### YOUR INSTRUCTIONS
Your task is to copy every line of the entries that contains "matplotlib".

----- INPUT

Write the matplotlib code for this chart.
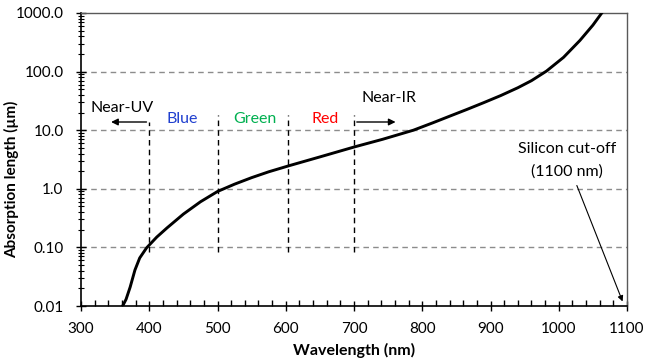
import numpy as np
import matplotlib
matplotlib.use("Agg")
import matplotlib.pyplot as plt
from matplotlib.ticker import FixedLocator, LogLocator, NullFormatter, MultipleLocator

plt.rcParams['font.family'] = ['Lato', 'DejaVu Sans']

# absorption length of silicon
wavelength = [361, 366, 372, 379, 386, 396, 411, 426, 450, 475, 500, 525, 550,
              575, 605, 650, 701, 742, 787, 815, 841, 865, 890, 915, 940, 960,
              982, 1007, 1031, 1050, 1063]
abs_length = [0.01, 0.013, 0.021, 0.041, 0.066, 0.098, 0.15, 0.215, 0.37,
              0.6, 0.9, 1.2, 1.55, 1.95, 2.48, 3.5, 5.2, 7.0, 10.0, 13.3, 17.5,
              22.5, 29.5, 39.0, 53.0, 70.0, 102.0, 175.0, 340.0, 620.0, 1000.0]

band_edges = [400, 500, 604, 700]
band_names = ["Blue", "Green", "Red"]
band_colors = ["#1f3fcf", "#00b050", "#ff0000"]
band_label_x = [448, 555, 657]

y_ticks = [0.01, 0.1, 1, 10, 100, 1000]
y_tick_labels = ["0.01", "0.10", "1.0", "10.0", "100.0", "1000.0"]

fig = plt.figure(figsize=(6.46, 3.6), dpi=100)
ax = fig.add_axes([0.1254, 0.15, 0.8452, 0.8139])

ax.plot(wavelength, abs_length, color="black", lw=2.1, solid_joinstyle="round",
        zorder=3)

ax.set_yscale("log")
ax.set_xlim(300, 1100)
ax.set_ylim(0.01, 1000)

ax.xaxis.set_major_locator(MultipleLocator(100))
ax.xaxis.set_minor_locator(MultipleLocator(20))
ax.yaxis.set_major_locator(FixedLocator(y_ticks))
ax.set_yticklabels(y_tick_labels)
ax.yaxis.set_minor_locator(LogLocator(base=10, subs=np.arange(2, 10)))
ax.yaxis.set_minor_formatter(NullFormatter())

ax.tick_params(axis="both", which="major", direction="inout", length=7, width=1,
               labelsize=11, color="black")
ax.tick_params(axis="x", which="major", pad=8)
ax.tick_params(axis="y", which="major", pad=9)
ax.tick_params(axis="x", which="minor", direction="in", length=4, width=1)
ax.tick_params(axis="y", which="minor", direction="inout", length=4, width=0.8)

for y in y_ticks[1:-1]:
    ax.axhline(y, color="#8c8c8c", lw=1, ls=(0, (4, 3)), zorder=1)

for s in ["left", "bottom"]:
    ax.spines[s].set_color("black")
    ax.spines[s].set_linewidth(1.2)
for s in ["top", "right"]:
    ax.spines[s].set_color("#595959")
    ax.spines[s].set_linewidth(1.0)

# band separators
for i, x in enumerate(band_edges):
    top = 13.8 if i == 0 else 18
    ax.plot([x, x], [0.083, top], color="black", lw=1, ls=(0, (4, 3)), zorder=2)

for name, c, x in zip(band_names, band_colors, band_label_x):
    ax.text(x, 15.5, name, color=c, fontsize=11.5, ha="center", va="center")

ax.annotate("", xy=(340, 13.8), xytext=(400, 13.8),
            arrowprops=dict(arrowstyle="-|>", color="black", lw=1, mutation_scale=10))
ax.text(360, 24, "Near-UV", fontsize=11.5, ha="center", va="center")

ax.annotate("", xy=(765, 13.8), xytext=(700, 13.8),
            arrowprops=dict(arrowstyle="-|>", color="black", lw=1, mutation_scale=10))
ax.text(751, 35, "Near-IR", fontsize=11.5, ha="center", va="center")

ax.text(1012, 4.8, "Silicon cut-off", fontsize=11.5, ha="center", va="center")
ax.text(1012, 1.94, "(1100 nm)", fontsize=11.5, ha="center", va="center")
ax.annotate("", xy=(1095, 0.0108), xytext=(1025, 1.26),
            arrowprops=dict(arrowstyle="-|>", color="black", lw=0.8, mutation_scale=8))

ax.set_xlabel("Wavelength (nm)", fontsize=11.5, fontweight="bold", labelpad=5)
ax.set_ylabel("Absorption length (µm)", fontsize=11, fontweight="bold")
ax.yaxis.set_label_coords(-0.1136, 0.433)

fig.savefig("out.png", dpi=100)
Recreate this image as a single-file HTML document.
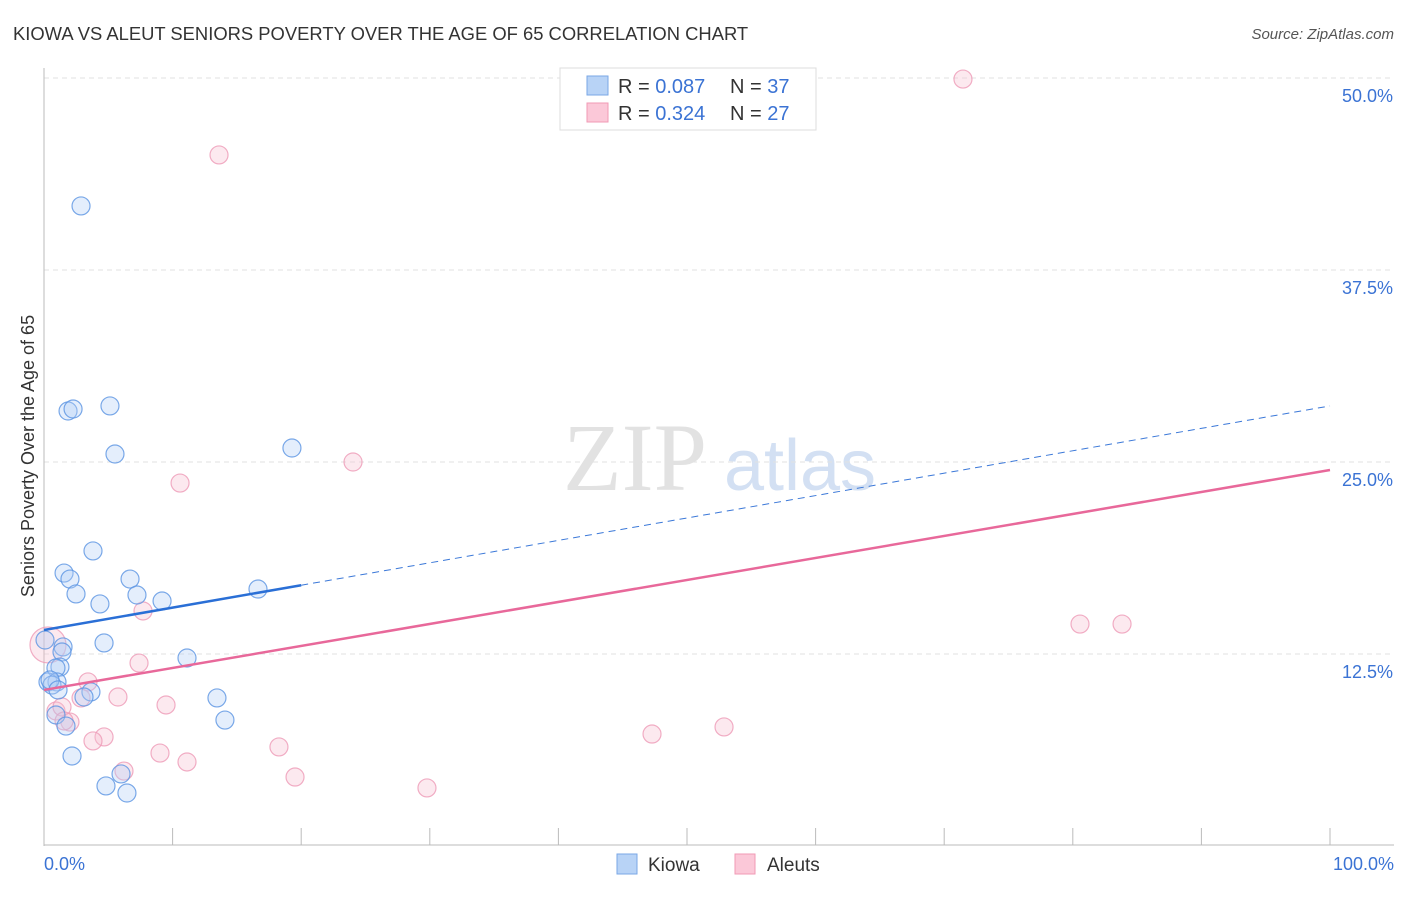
<!DOCTYPE html>
<html><head><meta charset="utf-8"><style>
body{margin:0;background:#fff;font-family:"Liberation Sans",sans-serif}
svg text{font-family:"Liberation Sans",sans-serif}
</style></head><body>
<svg id="c" width="1406" height="892">
<text x="13" y="40" font-size="18.4" fill="#333">KIOWA VS ALEUT SENIORS POVERTY OVER THE AGE OF 65 CORRELATION CHART</text>
<text x="1394" y="39" font-size="15" fill="#555" font-style="italic" text-anchor="end">Source: ZipAtlas.com</text>
<text x="34" y="456" font-size="18" fill="#333" text-anchor="middle" transform="rotate(-90 34 456)">Seniors Poverty Over the Age of 65</text>
<g><text x="635" y="490" font-size="96" fill="#e2e2e2" text-anchor="middle" style="font-family:'Liberation Serif',serif">ZIP</text><text x="800" y="490" font-size="72" fill="#d3e0f3" text-anchor="middle">atlas</text></g>
<g id="grid"></g><g id="axes"></g><g id="marks"></g>
<g>
<rect x="560" y="68" width="256" height="62" fill="#fff" stroke="#ddd"/>
<rect x="587" y="76" width="21" height="19" fill="#b8d3f6" stroke="#7aa7e6"/>
<rect x="587" y="103" width="21" height="19" fill="#fbc8d8" stroke="#f09ab5"/>
<text x="618" y="93" font-size="20" fill="#333">R = <tspan fill="#3b73d4">0.087</tspan></text>
<text x="730" y="93" font-size="20" fill="#333">N = <tspan fill="#3b73d4">37</tspan></text>
<text x="618" y="120" font-size="20" fill="#333">R = <tspan fill="#3b73d4"> 0.324</tspan></text>
<text x="730" y="120" font-size="20" fill="#333">N = <tspan fill="#3b73d4">27</tspan></text>
</g>
<g>
<rect x="617" y="854" width="20" height="20" fill="#b8d3f6" stroke="#7aa7e6"/>
<text x="648" y="871" font-size="19" fill="#333">Kiowa</text>
<rect x="735" y="854" width="20" height="20" fill="#fbc8d8" stroke="#f09ab5"/>
<text x="767" y="871" font-size="19" fill="#333">Aleuts</text>
</g>
</svg>
<script>
const yTicks=[12.5,25,37.5,50];
const yTickLabels=["12.5%","25.0%","37.5%","50.0%"];
const kiowaX=[2.88,1.87,2.26,5.13,5.52,19.28,3.81,1.56,2.02,6.69,2.49,7.23,9.18,4.35,16.64,4.67,1.48,1.40,1.24,0.93,0.31,1.01,0.62,11.12,3.65,3.11,13.45,0.93,14.07,1.71,2.18,5.99,4.82,6.45,0.47,0.08,1.09];
const kiowaY=[41.67,28.32,28.45,28.65,25.52,25.91,19.21,17.77,17.38,17.38,16.41,16.34,15.95,15.76,16.73,13.22,12.96,12.63,11.65,11.59,10.68,10.68,10.48,12.24,10.03,9.70,9.64,8.53,8.20,7.81,5.86,4.69,3.91,3.45,10.81,13.41,10.16];
const aleutX=[71.46,13.61,24.03,10.58,7.70,7.39,3.42,5.75,2.88,9.49,0.93,1.40,2.02,1.56,4.67,3.81,9.02,11.12,18.27,19.52,29.78,6.22,47.28,52.88,80.56,83.83,0.31];
const aleutY=[49.93,44.99,25.0,23.63,15.30,11.91,10.68,9.70,9.64,9.18,8.79,9.05,8.07,8.14,7.10,6.84,6.05,5.47,6.45,4.49,3.78,4.88,7.29,7.75,14.45,14.45,13.09];
const kiowaTrend=[14.06,28.65];
const aleutTrend=[10.16,24.48];
const NS="http://www.w3.org/2000/svg";
const sx=v=>44+v*12.86, sy=v=>846-v*15.36;
function mk(p,t,a){const e=document.createElementNS(NS,t);for(const k in a)e.setAttribute(k,a[k]);document.getElementById(p).appendChild(e);return e;}
yTicks.forEach((t,i)=>{
 const g=mk('grid','line',{x1:44,x2:1394,y1:sy(t),y2:sy(t),stroke:'#e2e2e2','stroke-dasharray':'5,4'});
 
 
 const l=mk('grid','text',{x:1393,y:sy(t)+24,'font-size':18,fill:'#3b73d4','text-anchor':'end'});
 l.textContent=yTickLabels[i];
 
 
});
const ax=mk('axes','line',{x1:44,x2:44,y1:68,y2:846,stroke:'#bbb'});


const bx=mk('axes','line',{x1:44,x2:1394,y1:845,y2:845,stroke:'#bbb'});


for(let i=0;i<=10;i++){const t=mk('axes','line',{x1:sx(i*10),x2:sx(i*10),y1:828,y2:845,stroke:'#bbb'});
 
 }
[["0.0%",44,'start'],["100.0%",1394,'end']].forEach(d=>{const t=mk('axes','text',{x:d[1],y:870,'font-size':18,fill:'#3b73d4','text-anchor':d[2]});t.textContent=d[0];
 
 });
function pts(xs,ys,fill,stroke,name){xs.forEach((x,i)=>{const r=(name==='aleut-point'&&i===xs.length-1)?18:9;
 const c=mk('marks','circle',{cx:sx(x),cy:sy(ys[i]),r:r,fill:fill,'fill-opacity':0.35,stroke:stroke,'stroke-opacity':0.8,'stroke-width':1.2});
 
 });}
pts(aleutX,aleutY,'#f7bfd1','#ee9ab7','aleut-point');
pts(kiowaX,kiowaY,'#b3cff5','#5a93e2','kiowa-point');
const lerp=(t,x)=>t[0]+(t[1]-t[0])*x/100;
let l1=mk('marks','line',{x1:sx(20),y1:sy(lerp(kiowaTrend,20)),x2:sx(100),y2:sy(lerp(kiowaTrend,100)),stroke:'#3b78d8','stroke-width':1,'stroke-dasharray':'7,5'});


let l2=mk('marks','line',{x1:sx(0),y1:sy(lerp(kiowaTrend,0)),x2:sx(20),y2:sy(lerp(kiowaTrend,20)),stroke:'#2a6fd6','stroke-width':2.5});


let l3=mk('marks','line',{x1:sx(0),y1:sy(lerp(aleutTrend,0)),x2:sx(100),y2:sy(lerp(aleutTrend,100)),stroke:'#e8689a','stroke-width':2.5});


</script>
</body></html>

----------

### EXPECTED ANSWER
Write the matplotlib code for this chart.
import matplotlib
matplotlib.use("Agg")
import matplotlib.pyplot as plt
from matplotlib.ticker import FixedLocator, LogLocator, NullFormatter, MultipleLocator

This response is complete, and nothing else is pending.